» Short problem: Please find all lines in the data that hold the string "chart" and copy them.

» Source excerpt:
═══

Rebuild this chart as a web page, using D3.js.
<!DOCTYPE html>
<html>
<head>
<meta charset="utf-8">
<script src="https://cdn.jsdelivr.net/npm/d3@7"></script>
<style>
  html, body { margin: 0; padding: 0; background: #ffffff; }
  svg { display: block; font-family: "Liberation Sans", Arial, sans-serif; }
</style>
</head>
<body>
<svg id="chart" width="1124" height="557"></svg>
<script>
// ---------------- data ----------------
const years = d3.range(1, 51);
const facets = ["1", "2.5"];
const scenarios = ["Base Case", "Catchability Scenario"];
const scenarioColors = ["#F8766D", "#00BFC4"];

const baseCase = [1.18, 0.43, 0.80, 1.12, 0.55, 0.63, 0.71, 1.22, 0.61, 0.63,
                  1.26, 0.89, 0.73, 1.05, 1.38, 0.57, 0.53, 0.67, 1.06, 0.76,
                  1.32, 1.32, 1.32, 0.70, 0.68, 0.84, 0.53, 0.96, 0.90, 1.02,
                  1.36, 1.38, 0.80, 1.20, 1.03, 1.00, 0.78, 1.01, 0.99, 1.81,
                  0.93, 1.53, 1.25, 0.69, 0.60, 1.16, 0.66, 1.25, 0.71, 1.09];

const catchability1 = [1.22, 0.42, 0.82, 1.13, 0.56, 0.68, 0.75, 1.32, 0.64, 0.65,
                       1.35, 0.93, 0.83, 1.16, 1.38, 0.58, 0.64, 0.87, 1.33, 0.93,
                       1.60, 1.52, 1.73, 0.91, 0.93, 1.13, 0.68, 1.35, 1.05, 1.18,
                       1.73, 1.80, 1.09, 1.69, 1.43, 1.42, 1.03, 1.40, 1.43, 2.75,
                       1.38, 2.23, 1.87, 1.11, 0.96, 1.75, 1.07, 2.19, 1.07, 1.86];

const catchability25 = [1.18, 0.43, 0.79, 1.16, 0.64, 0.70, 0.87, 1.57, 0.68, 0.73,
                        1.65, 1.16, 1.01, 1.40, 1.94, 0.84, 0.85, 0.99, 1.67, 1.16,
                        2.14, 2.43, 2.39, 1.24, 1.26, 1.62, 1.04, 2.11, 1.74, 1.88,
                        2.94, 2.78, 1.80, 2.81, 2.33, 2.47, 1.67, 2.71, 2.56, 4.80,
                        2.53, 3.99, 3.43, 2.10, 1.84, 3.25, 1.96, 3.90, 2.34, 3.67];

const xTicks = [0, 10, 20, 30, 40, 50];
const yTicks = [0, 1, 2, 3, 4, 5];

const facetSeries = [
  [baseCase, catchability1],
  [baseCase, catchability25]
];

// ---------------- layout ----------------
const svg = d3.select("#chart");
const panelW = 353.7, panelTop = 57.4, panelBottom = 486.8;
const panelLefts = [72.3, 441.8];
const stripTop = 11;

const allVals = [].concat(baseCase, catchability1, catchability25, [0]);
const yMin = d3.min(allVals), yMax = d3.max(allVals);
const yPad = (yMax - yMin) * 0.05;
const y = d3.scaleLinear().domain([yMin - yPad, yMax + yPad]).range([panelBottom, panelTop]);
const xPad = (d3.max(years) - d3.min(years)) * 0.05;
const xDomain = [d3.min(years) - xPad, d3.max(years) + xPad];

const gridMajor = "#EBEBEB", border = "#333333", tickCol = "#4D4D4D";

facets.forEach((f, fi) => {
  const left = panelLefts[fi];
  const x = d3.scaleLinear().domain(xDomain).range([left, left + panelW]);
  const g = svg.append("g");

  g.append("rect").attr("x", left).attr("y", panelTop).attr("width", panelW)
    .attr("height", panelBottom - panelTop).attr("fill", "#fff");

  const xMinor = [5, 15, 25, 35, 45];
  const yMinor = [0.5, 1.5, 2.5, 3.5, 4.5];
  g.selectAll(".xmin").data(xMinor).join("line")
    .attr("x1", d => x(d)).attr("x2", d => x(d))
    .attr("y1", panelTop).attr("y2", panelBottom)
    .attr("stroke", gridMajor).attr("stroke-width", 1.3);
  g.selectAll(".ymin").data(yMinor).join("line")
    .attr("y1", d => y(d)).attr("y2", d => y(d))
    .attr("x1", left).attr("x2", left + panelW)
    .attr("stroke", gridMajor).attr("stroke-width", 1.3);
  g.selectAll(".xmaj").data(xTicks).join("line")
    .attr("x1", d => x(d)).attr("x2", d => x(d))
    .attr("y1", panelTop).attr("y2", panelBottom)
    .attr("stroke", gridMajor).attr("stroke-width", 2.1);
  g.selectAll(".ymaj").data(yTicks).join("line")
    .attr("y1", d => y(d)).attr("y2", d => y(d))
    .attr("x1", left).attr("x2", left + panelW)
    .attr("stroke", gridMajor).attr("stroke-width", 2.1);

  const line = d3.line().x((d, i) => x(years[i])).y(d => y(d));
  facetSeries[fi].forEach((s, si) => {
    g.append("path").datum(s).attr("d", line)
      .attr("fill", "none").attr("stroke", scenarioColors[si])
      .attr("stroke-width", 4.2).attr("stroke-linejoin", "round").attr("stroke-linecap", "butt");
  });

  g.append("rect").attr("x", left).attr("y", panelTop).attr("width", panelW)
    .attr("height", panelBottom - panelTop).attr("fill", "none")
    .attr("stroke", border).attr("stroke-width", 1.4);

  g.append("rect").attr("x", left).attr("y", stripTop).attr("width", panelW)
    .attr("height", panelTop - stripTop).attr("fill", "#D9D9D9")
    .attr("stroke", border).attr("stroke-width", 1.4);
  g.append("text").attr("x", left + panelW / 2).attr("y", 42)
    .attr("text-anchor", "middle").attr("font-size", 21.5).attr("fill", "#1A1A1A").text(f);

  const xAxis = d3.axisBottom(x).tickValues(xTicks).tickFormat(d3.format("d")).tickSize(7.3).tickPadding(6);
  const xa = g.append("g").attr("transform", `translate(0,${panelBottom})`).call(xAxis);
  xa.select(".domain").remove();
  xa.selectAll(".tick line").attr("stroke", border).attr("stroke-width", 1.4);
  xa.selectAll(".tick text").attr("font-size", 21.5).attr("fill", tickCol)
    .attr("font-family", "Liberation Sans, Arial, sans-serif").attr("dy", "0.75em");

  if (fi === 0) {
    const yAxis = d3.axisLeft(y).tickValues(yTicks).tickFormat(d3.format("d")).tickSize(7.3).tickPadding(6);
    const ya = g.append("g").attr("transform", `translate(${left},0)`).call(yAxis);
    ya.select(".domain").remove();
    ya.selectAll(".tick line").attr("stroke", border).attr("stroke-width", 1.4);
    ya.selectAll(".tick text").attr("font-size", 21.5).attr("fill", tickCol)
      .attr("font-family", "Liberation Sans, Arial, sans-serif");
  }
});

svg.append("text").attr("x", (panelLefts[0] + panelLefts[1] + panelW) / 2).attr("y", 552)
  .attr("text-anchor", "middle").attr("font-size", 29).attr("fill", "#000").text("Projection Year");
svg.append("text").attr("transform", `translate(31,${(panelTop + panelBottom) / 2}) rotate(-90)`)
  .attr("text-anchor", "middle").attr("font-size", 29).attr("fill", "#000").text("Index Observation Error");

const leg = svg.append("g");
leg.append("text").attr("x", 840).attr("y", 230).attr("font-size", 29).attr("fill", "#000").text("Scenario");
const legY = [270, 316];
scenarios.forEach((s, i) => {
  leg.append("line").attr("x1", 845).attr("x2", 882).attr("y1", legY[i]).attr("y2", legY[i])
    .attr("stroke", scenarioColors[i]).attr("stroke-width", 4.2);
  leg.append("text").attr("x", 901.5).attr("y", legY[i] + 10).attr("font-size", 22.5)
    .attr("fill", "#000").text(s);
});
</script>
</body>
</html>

═══

» Correct answer:
Rebuild this chart as a web page, using D3.js.
<svg id="chart" width="1124" height="557"></svg>
const svg = d3.select("#chart");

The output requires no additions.